Market competition and student learning outcomes

The latest PISA report is out. The big stories are the expected consolidation at the top by the East Asian countries and the surprising decline of the poster child of school education, Finland.

An equally interesting story is the even bigger decline of another traditional high performer, Sweden. In the 2006-12 period, it has fallen precipitously from 21st to 38th position in Math and 10th to 37th in Reading, both easily being the worst performances in the respective categories. What explains this trend?

Interestingly, over the past two decades, Sweden has undertaken certain fundamental reforms in its education system, most notably the increased involvement of private sector. Private, for-profit schools, Friskolas, were allowed, and parents were given tax-funded vouchers to pay for a school of their choice. The result is that almost a quarter of the country's secondary school students attend voucher-funded private schools, almost twice the global average. A recent report wrote,
Sweden replaced one of the world's most tightly regulated school systems with one of the most deregulated.. . The private schools brought in many practices once found exclusively in the corporate world, such as performance-based bonuses for staff and advertising in Stockholm's subway system, while competition has put teachers under pressure to award higher grades and market their schools.  
Many of the outcomes were completely predictable. Private participation and deregulation was accompanied by the inevitable problems of deteriorating quality. The Schools Inspectorate has found high-profile cases of private operators focusing merely on getting students to pass-grade instead of improving quality, stocking up on temporary teachers without required qualifications, and schools without adequate facilities. And the inexorable logic of choice,
As the best students flock to certain schools, standards suffer at the schools they leave behind. 
For the researchers and education "experts", who spend millions of dollars with sanitized micro-experiments of all kinds to assess the effectiveness of school-vouchers and private participation in education, the results from Sweden should be of much greater interest.

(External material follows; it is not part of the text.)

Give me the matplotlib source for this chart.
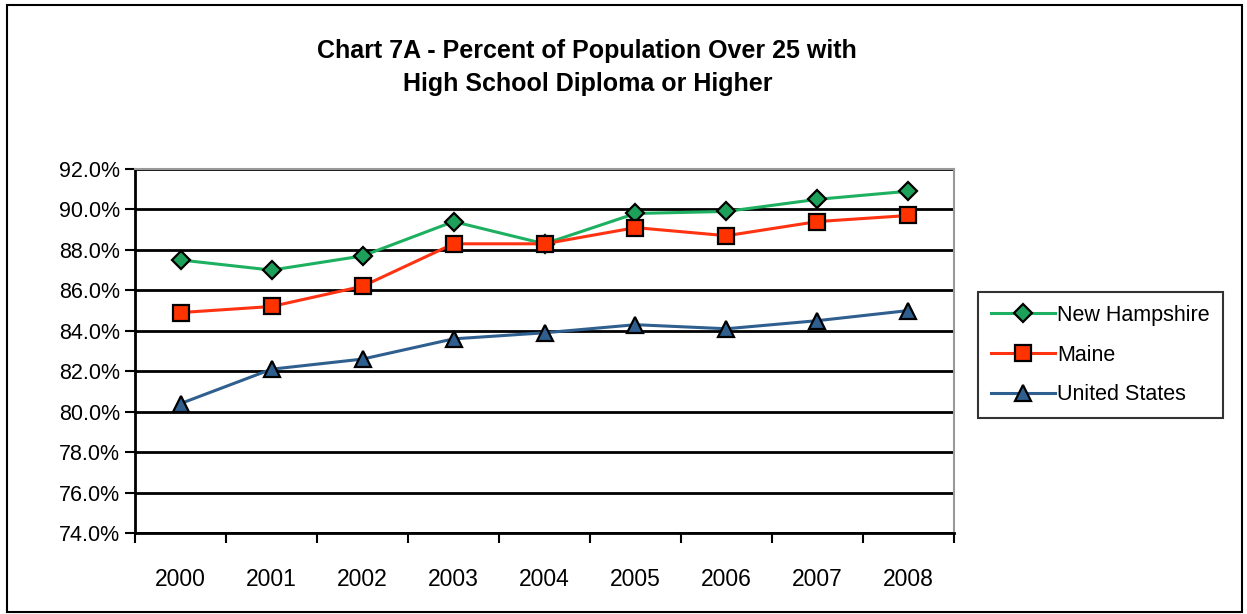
import matplotlib.pyplot as plt
from matplotlib.patches import Rectangle
from matplotlib.ticker import FuncFormatter, FixedLocator

plt.rcParams['font.family'] = ['Liberation Sans', 'DejaVu Sans']

years = ['2000', '2001', '2002', '2003', '2004', '2005', '2006', '2007', '2008']
new_hampshire = [87.5, 87.0, 87.7, 89.4, 88.3, 89.8, 89.9, 90.5, 90.9]
maine = [84.9, 85.2, 86.2, 88.3, 88.3, 89.1, 88.7, 89.4, 89.7]
united_states = [80.4, 82.1, 82.6, 83.6, 83.9, 84.3, 84.1, 84.5, 85.0]

fig = plt.figure(figsize=(12.47, 6.14), dpi=100)
fig.patches.append(Rectangle((0.006, 0.003), 0.99, 0.989, transform=fig.transFigure,
                             fill=False, edgecolor='black', linewidth=1.5))

ax = fig.add_axes([0.1083, 0.1319, 0.6567, 0.5929])
x = list(range(len(years)))

ax.plot(x, new_hampshire, color='#1DB060', lw=2.2, marker='D', ms=9,
        mfc='#1DA05A', mec='black', mew=1.6, label='New Hampshire', zorder=3)
ax.plot(x, maine, color='#FF3311', lw=2.2, marker='s', ms=12,
        mfc='#FF3300', mec='black', mew=1.6, label='Maine', zorder=3)
ax.plot(x, united_states, color='#2F5F8F', lw=2.2, marker='^', ms=12,
        mfc='#2F5F8F', mec='black', mew=1.6, label='United States', zorder=3)

ax.set_xlim(-0.5, len(years) - 0.5)
ax.set_ylim(74, 92)
ax.set_yticks([74 + 2 * i for i in range(10)])
ax.yaxis.set_major_formatter(FuncFormatter(lambda v, p: '%.1f%%' % v))
ax.set_xticks(x)
ax.set_xticklabels(years)
ax.xaxis.set_minor_locator(FixedLocator([i - 0.5 for i in range(len(years) + 1)]))
ax.tick_params(axis='x', which='major', length=0, pad=25, labelsize=16.5)
ax.tick_params(axis='x', which='minor', length=7, width=1.5, direction='out')
ax.tick_params(axis='y', length=7, width=1.5, direction='out', labelsize=15.5, pad=4)

ax.grid(axis='y', color='black', lw=2)
ax.set_axisbelow(True)
for s in ['top', 'right']:
    ax.spines[s].set_color('#999999')
    ax.spines[s].set_linewidth(1.5)
for s in ['left', 'bottom']:
    ax.spines[s].set_color('black')
    ax.spines[s].set_linewidth(2)

fig.text(0.471, 0.890, 'Chart 7A - Percent of Population Over 25 with\nHigh School Diploma or Higher',
         ha='center', va='center', fontsize=18, fontweight='bold', linespacing=1.45)

leg = fig.legend(loc='upper left', bbox_to_anchor=(0.784, 0.525), fontsize=15.5,
                 frameon=True, fancybox=False, edgecolor='black', borderpad=0.6,
                 handlelength=3.0, handletextpad=0.1, labelspacing=0.88, borderaxespad=0)
leg.get_frame().set_linewidth(1.5)

fig.savefig('out.png', dpi=100)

In particular, Sweden's experience has much to enlighten about the debate about school vouchers. Furthermore, it is also a very good test case for the scaled version of the school voucher system, private participation, and deregulation. Since it has been on for nearly two decades, its general equilibrium effects are a more reliable barometer of such complex reforms.

Correlation is not causation. But neither is experimental research the gold-standard for determining causation. My only brief here is that we need to tread with extreme caution with such profound school reforms. Any aggressive push for private participation in schooling, especially in countries with weak state capability, is most certain to fall far short of expectations.

The PISA test assesses math, reading, and science competencies of more than half a million 15-16 year-olds in 65 countries/regions representing 28 million children of that age group. It is widely acknowledged as a touchstone for schooling excellence, including conceptual understanding, in all major countries of the world, except India!